Dave Pacheco:There was, you know, I would have said for a while, like I've said for a year that I felt that the schedule was tight but doable. And it's kind of I don't know what it says that I basically feel like I've been saying that for the entire last year, including right now, a few days before we're expecting to cut the release candidate. But like, it it hasn't been like, oh, man, this is really bad. We're not going make it or like, oh, this is totally in hand. It's been like, all right, this is going fine.
Dave Pacheco:But that's the point where I was definitely feeling like a lot was derisked.
Bryan Cantrill:Yeah. Well, because I feel you need and I feel like we have these for the company as well. You need good omens. You need like, you know, you you need to like see a, you know, a seabird when you're at sea. You're like, alright.
Bryan Cantrill:Like, wait, we're within a couple 100 miles of land. Like, we're not gonna you gotta have something where you're just like, we're we're headed in the right direction. Like, I I think some of the past decisions that have been vindicated, which I feel like happened, I think, somewhat early on in terms of of dynamic reconfiguration. We're like, okay. The way we constructed blueprints was the right way to construct it.
Bryan Cantrill:We, did we another substance reference we made in the chat about actually, brilliant substance reference where dolphins the dolphins too greet them, saying you're all gonna die with this this subtext to which I actually do love. So that's really it's very well played. But if that was only for your bingo, I I really admire that. But the I I I think that we at least from kind of the outside looking in, it looks like a couple of those early decisions were felt like they were were validated and vindicated. Like, okay, that was the right thing to go do.
Bryan Cantrill:Even though it felt like I mean, come on. I remember some of those early update calls was like, man, I am so lost in the abstractions here. How is anyone I mean, it's just like there's a lot to keep track of, and it was hard to make progress. So all the more admirable because they've done terrific work.
Adam Leventhal:So Yeah. Great stuff.
Dave Pacheco:And a team effort. Been great effort. Yeah.
Bryan Cantrill:Also Andrew, I think I neglect to mention Andrew when
Dave Pacheco:I was rattling off.
Bryan Cantrill:And Karen. Sorry, Andrew. And Karen. Thank you. Yes.
Bryan Cantrill:There you go.
Adam Leventhal:And we'll edit in any other names we've
Dave Pacheco:got.
Bryan Cantrill:Okay. Any other names will be edited later. Sorry. Great work all around. Terrific work team.

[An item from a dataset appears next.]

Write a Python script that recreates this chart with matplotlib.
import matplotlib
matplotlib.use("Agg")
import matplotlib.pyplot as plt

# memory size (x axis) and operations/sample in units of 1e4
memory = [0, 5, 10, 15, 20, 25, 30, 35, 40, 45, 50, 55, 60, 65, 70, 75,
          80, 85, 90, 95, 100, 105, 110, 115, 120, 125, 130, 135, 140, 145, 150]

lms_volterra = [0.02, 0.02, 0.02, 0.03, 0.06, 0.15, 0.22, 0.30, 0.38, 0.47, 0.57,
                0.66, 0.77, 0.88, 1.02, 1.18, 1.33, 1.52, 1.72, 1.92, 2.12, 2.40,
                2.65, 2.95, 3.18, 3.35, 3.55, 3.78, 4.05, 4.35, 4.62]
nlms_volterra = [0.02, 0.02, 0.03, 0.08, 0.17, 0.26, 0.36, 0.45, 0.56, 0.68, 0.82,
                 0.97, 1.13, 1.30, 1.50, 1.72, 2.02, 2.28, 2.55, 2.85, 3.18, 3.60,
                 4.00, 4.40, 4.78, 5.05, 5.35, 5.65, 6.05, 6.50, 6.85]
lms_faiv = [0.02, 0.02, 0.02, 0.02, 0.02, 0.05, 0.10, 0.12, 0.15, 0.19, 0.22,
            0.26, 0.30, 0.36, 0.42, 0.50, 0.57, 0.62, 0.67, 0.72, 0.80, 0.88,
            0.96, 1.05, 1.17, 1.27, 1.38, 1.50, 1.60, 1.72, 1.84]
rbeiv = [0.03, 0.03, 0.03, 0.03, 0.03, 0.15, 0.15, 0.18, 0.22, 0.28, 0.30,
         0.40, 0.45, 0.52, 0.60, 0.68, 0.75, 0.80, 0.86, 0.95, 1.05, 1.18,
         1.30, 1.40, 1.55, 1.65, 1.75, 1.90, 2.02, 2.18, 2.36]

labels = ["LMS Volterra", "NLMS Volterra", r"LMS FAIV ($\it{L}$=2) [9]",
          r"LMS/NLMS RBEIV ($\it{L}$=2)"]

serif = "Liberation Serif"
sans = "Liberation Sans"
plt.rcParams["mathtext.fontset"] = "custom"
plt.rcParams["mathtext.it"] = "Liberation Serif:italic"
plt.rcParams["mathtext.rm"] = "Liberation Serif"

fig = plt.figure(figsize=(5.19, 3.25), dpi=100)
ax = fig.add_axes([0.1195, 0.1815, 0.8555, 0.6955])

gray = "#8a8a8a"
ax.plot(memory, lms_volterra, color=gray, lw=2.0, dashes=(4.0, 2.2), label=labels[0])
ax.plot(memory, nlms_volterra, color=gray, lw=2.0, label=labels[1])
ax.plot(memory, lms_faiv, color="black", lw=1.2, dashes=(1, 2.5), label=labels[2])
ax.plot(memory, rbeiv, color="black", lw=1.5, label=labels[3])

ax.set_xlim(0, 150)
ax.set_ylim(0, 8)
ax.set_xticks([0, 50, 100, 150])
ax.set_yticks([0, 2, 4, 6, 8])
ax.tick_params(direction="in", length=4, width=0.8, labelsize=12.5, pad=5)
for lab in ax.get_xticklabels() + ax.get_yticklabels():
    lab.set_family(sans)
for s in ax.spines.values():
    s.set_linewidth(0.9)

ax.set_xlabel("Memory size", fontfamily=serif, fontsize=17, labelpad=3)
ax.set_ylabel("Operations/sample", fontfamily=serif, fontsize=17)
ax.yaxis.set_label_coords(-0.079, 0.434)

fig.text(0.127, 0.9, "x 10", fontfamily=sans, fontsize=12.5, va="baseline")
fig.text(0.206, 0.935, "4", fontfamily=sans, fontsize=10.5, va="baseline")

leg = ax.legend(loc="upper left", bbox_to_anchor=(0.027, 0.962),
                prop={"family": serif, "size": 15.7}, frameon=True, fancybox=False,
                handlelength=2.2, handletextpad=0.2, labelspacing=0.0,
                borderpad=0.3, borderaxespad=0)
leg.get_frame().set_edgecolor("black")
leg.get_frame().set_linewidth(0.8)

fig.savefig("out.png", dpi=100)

Bryan Cantrill:So and Dave again, great great talk. If folks haven't listened to it, it's a must listen. I thought it was, you know, I really I gotta say, I really appreciate we got really thoughtful investors. Our Seth from Eclipse listened to that talk, Dave and loved it. So Great.

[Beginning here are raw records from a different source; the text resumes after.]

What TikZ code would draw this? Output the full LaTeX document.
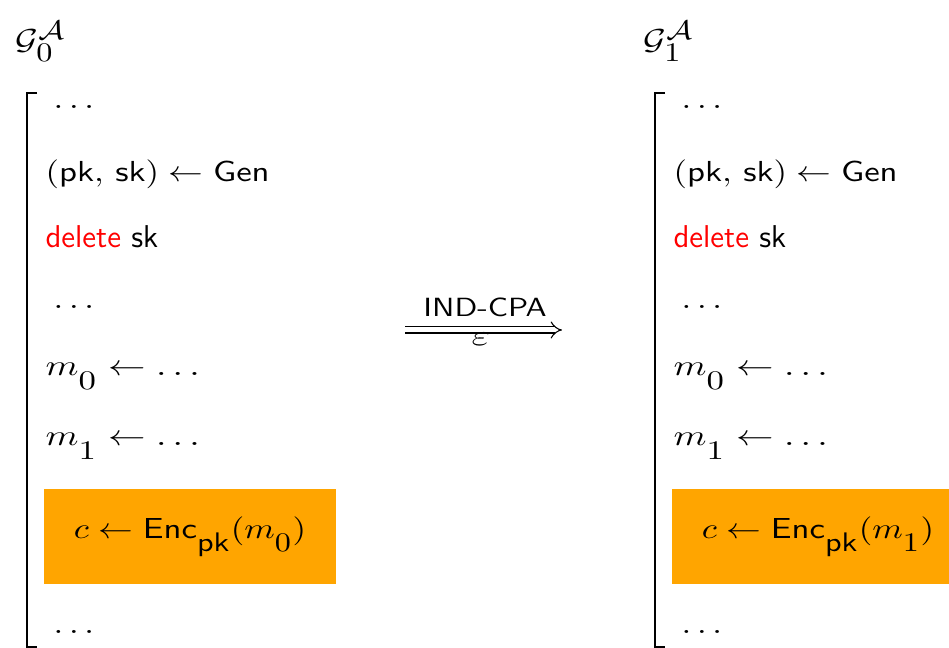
\RequirePackage{fix-cm}
\documentclass[tikz,border=0pt]{standalone}
\usepackage{amsfonts}
\usepackage{amsmath}
\usetikzlibrary{arrows.meta}

\DeclareMathSizes{10}{10}{8}{6}
\DeclareMathSizes{11}{11}{10.2}{8}
\DeclareMathSizes{12}{12}{10.5}{8}

\definecolor{challenge}{HTML}{FFA500}
\newcommand{\pk}{\mathsf{pk}}
\newcommand{\sk}{\mathsf{sk}}
\newcommand{\Gen}{\mathsf{Gen}}
\newcommand{\Enc}{\mathsf{Enc}}
\newcommand{\subdrop}{\rule{0pt}{8.8pt}}

\begin{document}
\begin{tikzpicture}[x=0.38pt, y=-0.38pt, font=\fontsize{11}{13}\selectfont]
	\tikzstyle{line}=[anchor=base west, inner sep=0pt, xscale=1.2]
	\tikzstyle{word}=[anchor=base west, inner sep=0pt, font=\fontsize{12}{14}\selectfont]
	\tikzstyle{encbox}=[fill=challenge, inner sep=0pt, xscale=1.2, minimum width=92.47pt, minimum height=36.1pt]
	\tikzstyle{game}=[line width=0.76pt]
	
	\useasboundingbox (0,0) rectangle (949,648);
	
	% left game
	\node[line](g0) at (15,50){$\mathcal{G}_0^{\mathcal{A}}$};
	\draw[game] (37,93) -- (27,93) -- (27,647) -- (37,647);
	\node[line](a0) at (53,109){$\ldots$};
	\node[line](b0) at (45,182){$(\pk,\,\sk) \leftarrow \Gen$};
	\node[word](c0) at (45,248){\textsf{\color{red}delete} $\sk$};
	\node[line](d0) at (53,309){$\ldots$};
	\node[line, xscale=1.08](e0) at (45,376){$m_{\subdrop0} \leftarrow \ldots$};
	\node[line, xscale=1.08](f0) at (45,446){$m_{\subdrop1} \leftarrow \ldots$};
	\node[encbox](h0) at (190,536.5){$c \leftarrow \Enc_{\subdrop\pk}(m_{\subdrop0})$};
	\node[line](i0) at (53,634){$\ldots$};
	
	% reduction arrow
	\coordinate (from) at (405,330);
	\coordinate (to) at (562,330);
	\draw[double, double distance=1.9pt, line width=0.4pt, -{Implies}] (from) -- (to);
	\node[anchor=base, xscale=1.2, font=\fontsize{10}{12}\selectfont](ind) at (485,317){\textsf{IND-CPA}};
	\node[xscale=1.4, inner sep=0pt, font=\fontsize{11}{13}\selectfont](eps) at (481,339){$\varepsilon$};
	
	% right game
	\node[line](g1) at (643,50){$\mathcal{G}_1^{\mathcal{A}}$};
	\draw[game] (665,93) -- (655,93) -- (655,647) -- (665,647);
	\node[line](a1) at (681,109){$\ldots$};
	\node[line](b1) at (673,182){$(\pk,\,\sk) \leftarrow \Gen$};
	\node[word](c1) at (673,248){\textsf{\color{red}delete} $\sk$};
	\node[line](d1) at (681,309){$\ldots$};
	\node[line, xscale=1.08](e1) at (673,376){$m_{\subdrop0} \leftarrow \ldots$};
	\node[line, xscale=1.08](f1) at (673,446){$m_{\subdrop1} \leftarrow \ldots$};
	\node[encbox](h1) at (818,536.5){$c \leftarrow \Enc_{\subdrop\pk}(m_{\subdrop1})$};
	\node[line](i1) at (681,634){$\ldots$};
	
\end{tikzpicture}
\end{document}
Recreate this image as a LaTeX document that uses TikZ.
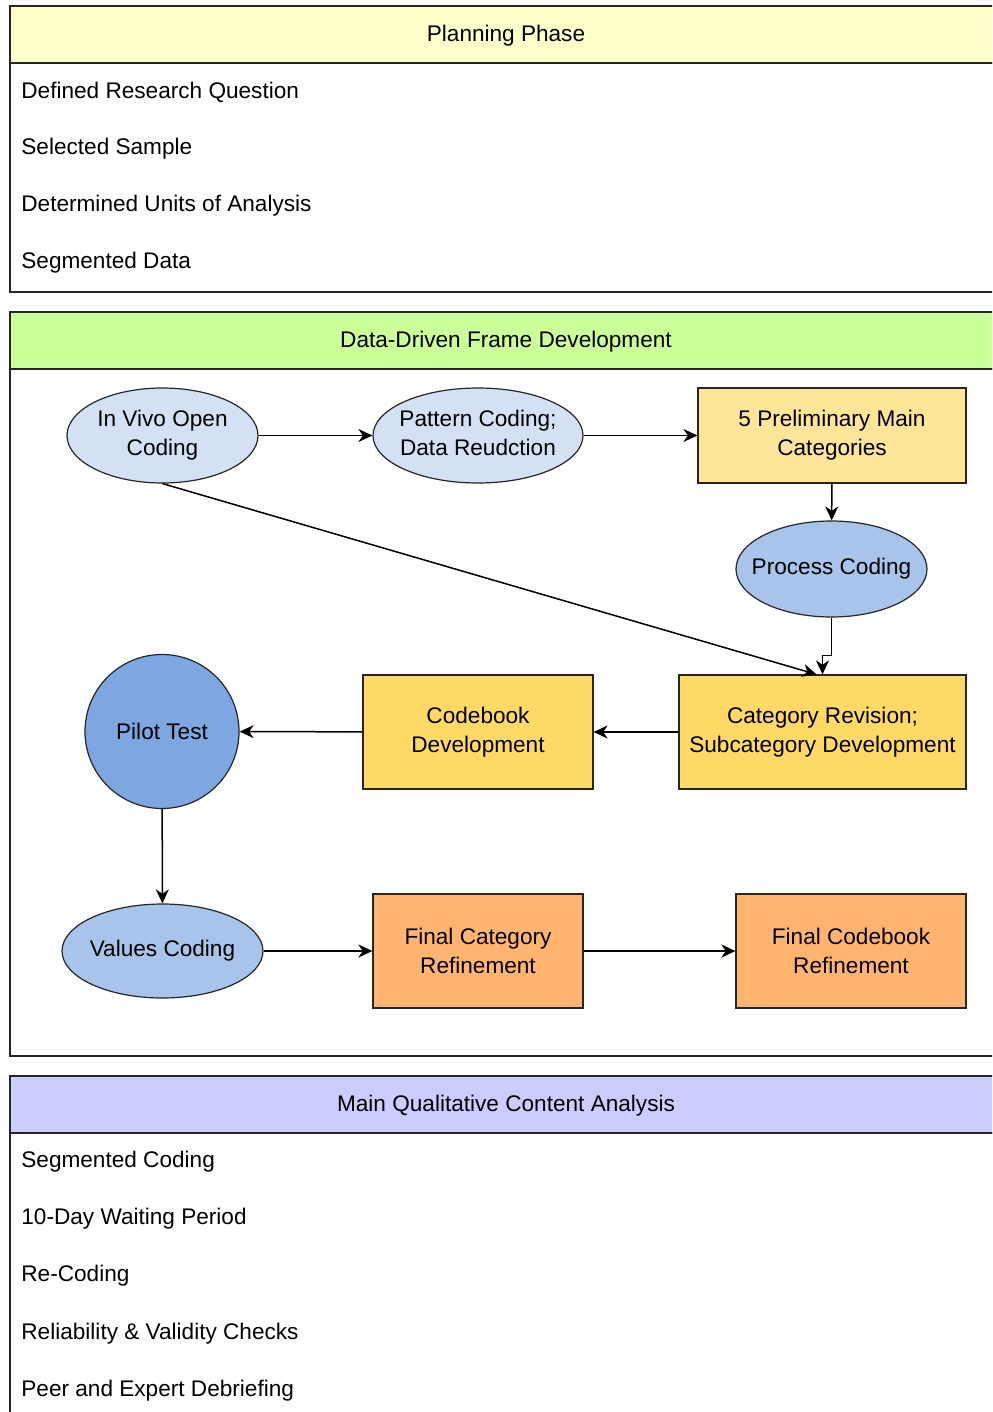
\documentclass[tikz,border=0pt]{standalone}
\usepackage{fontspec}
\setmainfont{Liberation Sans}
\usetikzlibrary{shapes.geometric,arrows.meta}

\definecolor{planhead}{HTML}{FFFFCC}
\definecolor{framehead}{HTML}{CCFF99}
\definecolor{mainhead}{HTML}{CCCCFF}
\definecolor{paleblue}{HTML}{D4E1F5}
\definecolor{midblue}{HTML}{A9C4EB}
\definecolor{deepblue}{HTML}{7EA6E0}
\definecolor{paleyellow}{HTML}{FFE599}
\definecolor{gold}{HTML}{FFD966}
\definecolor{apricot}{HTML}{FFB570}

% zero-width centred text, so that the ellipse keeps its given size
\newcommand\ctext[1]{\makebox[0pt]{\raisebox{-1.2pt}{\begin{tabular}{@{}c@{}}#1\end{tabular}}}}

\tikzset{
  frame/.style={draw=black!85, line width=0.8pt},
  heading/.style={anchor=center, inner sep=0pt},
  item/.style={anchor=west, inner sep=0pt},
  ell/.style={ellipse, draw=black!85, line width=0.6pt, inner sep=0pt, align=center},
  box/.style={rectangle, draw=black!85, line width=0.6pt, inner sep=0pt, align=center},
  arr/.style={draw=black, line width=0.75pt, -{Stealth[length=7pt,width=6.5pt,inset=2.2pt]}},
}

\begin{document}
\begin{tikzpicture}[x=0.5pt,y=-0.5pt,font=\fontsize{11.3}{14.5}\selectfont]
\useasboundingbox (0,0) rectangle (992,1412);
\clip (0,0) rectangle (992,1412);
\fill[white] (0,0) rectangle (992,1412);

% ---- Planning Phase ----
\draw[frame, fill=planhead] (10,6) rectangle (1002,63);
\draw[frame] (10,63) rectangle (1002,292);
\node[heading] (plan) at (506,36) {Planning Phase};
\node[item] (p1) at (21,92) {Defined Research Question};
\node[item] (p2) at (21,149) {Selected Sample};
\node[item] (p3) at (21,206) {Determined Units of Analysis};
\node[item] (p4) at (21,263) {Segmented Data};

% ---- Data-Driven Frame Development ----
\draw[frame, fill=framehead] (10,312) rectangle (1002,369);
\draw[frame] (10,369) rectangle (1002,1056);
\node[heading] (dd) at (506,342) {Data-Driven Frame Development};

\node[ell, fill=paleblue, minimum width=95.5pt, minimum height=47.5pt] (invivo) at (162.5,435.5) {\ctext{In Vivo Open\\Coding}};
\node[ell, fill=paleblue, minimum width=105pt, minimum height=47.5pt] (pattern) at (478,435.5) {\ctext{Pattern Coding;\\Data Reudction}};
\node[box, fill=paleyellow, minimum width=134pt, minimum height=47.5pt] (prelim) at (832,435.5) {5 Preliminary Main\\Categories};
\node[ell, fill=midblue, minimum width=95.5pt, minimum height=48pt] (process) at (831.5,569) {\ctext{Process Coding}};
\node[box, fill=gold, minimum width=143.5pt, minimum height=57pt] (catrev) at (822.5,732) {Category Revision;\\Subcategory Development};
\node[box, fill=gold, minimum width=115pt, minimum height=57pt] (codebook) at (478,732) {Codebook\\Development};
\node[circle, draw=black!85, line width=0.6pt, fill=deepblue, minimum size=77pt, inner sep=0pt] (pilot) at (162,731.5) {Pilot Test};
\node[ell, fill=midblue, minimum width=100.5pt, minimum height=47pt] (values) at (162.5,951) {\ctext{Values Coding}};
\node[box, fill=apricot, minimum width=105pt, minimum height=57pt] (finalcat) at (478,951) {Final Category\\Refinement};
\node[box, fill=apricot, minimum width=115pt, minimum height=57pt] (finalcode) at (851,951) {Final Codebook\\Refinement};

\draw[arr] (invivo) -- (pattern);
\draw[arr] (pattern) -- (prelim);
\draw[arr] (prelim) -- (process);
\draw[arr] (invivo.south) -- ([xshift=-3pt]catrev.north);
\draw[arr] (process.south) -- ++(0,38) -| (catrev.north);
\draw[arr] (catrev) -- (codebook);
\draw[arr] (codebook) -- (pilot);
\draw[arr] (pilot) -- (values);
\draw[arr] (values) -- (finalcat);
\draw[arr] (finalcat) -- (finalcode);

% ---- Main Qualitative Content Analysis ----
\draw[frame, fill=mainhead] (10,1076) rectangle (1002,1133);
\draw[frame] (10,1133) rectangle (1002,1440);
\node[heading] (main) at (506,1106) {Main Qualitative Content Analysis};
\node[item] (m1) at (21,1162) {Segmented Coding};
\node[item] (m2) at (21,1219) {10-Day Waiting Period};
\node[item] (m3) at (21,1276) {Re-Coding};
\node[item] (m4) at (21,1334) {Reliability \& Validity Checks};
\node[item] (m5) at (21,1391) {Peer and Expert Debriefing};
\end{tikzpicture}
\end{document}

Bryan Cantrill:Cool. Yeah. I I would say he had a very, very thoughtful LinkedIn post. I'm not sure you saw his post, but very thoughtful post about how the about kind of explaining why this is hard. And because it's it can be hard to explain to people why this problem is hard.
Bryan Cantrill:And I think your talk is just very vivid in that regard and why, you know, you thought about it so thoughtfully. So
Dave Pacheco:Thank you.
Bryan Cantrill:Great stuff. I don't know. I did see someone online be like, oh, this is great. Like, Oxide and Friends is back. So I I I need my fix.

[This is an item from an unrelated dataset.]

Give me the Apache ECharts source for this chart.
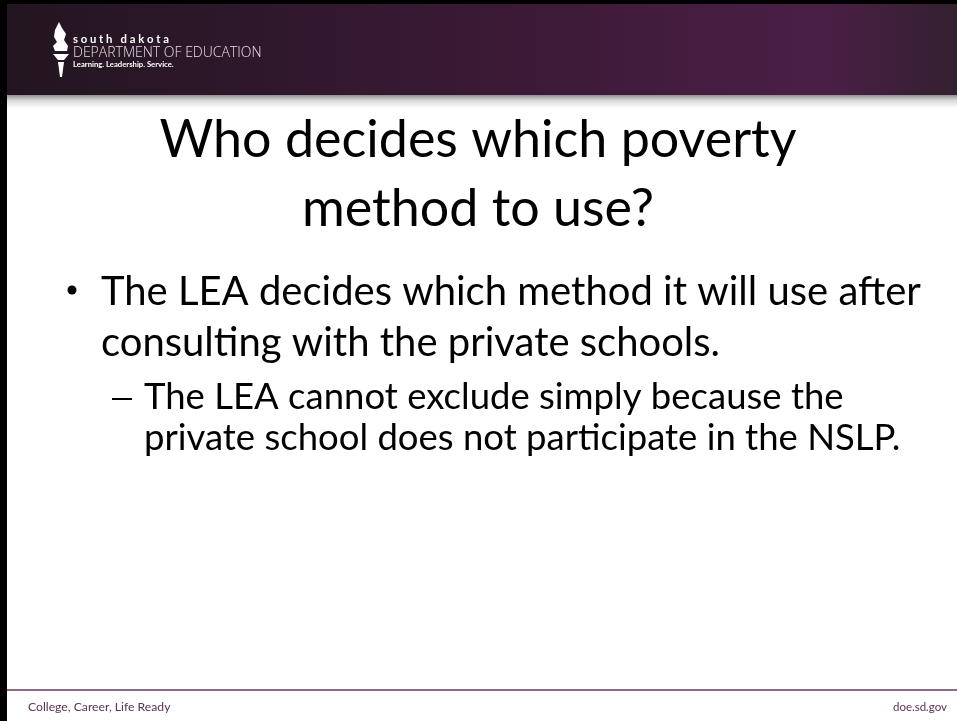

Bryan Cantrill:I think we're not gonna have our fix for the next couple of weeks because we are out for the next I think we may be out for the next three weeks actually. Because I think Alright. So we may be on a a little bit of of a hiatus. And then and then we'll
Adam Leventhal:come back to you with
Bryan Cantrill:a baseball episode to really just just punish you for your ongoing listenership. Yeah. We we got some actually, we got some exciting episodes that are that are teed up for for the fall. So
Adam Leventhal:Yeah. Yeah. Yeah. A couple a couple of guests I'm really excited about.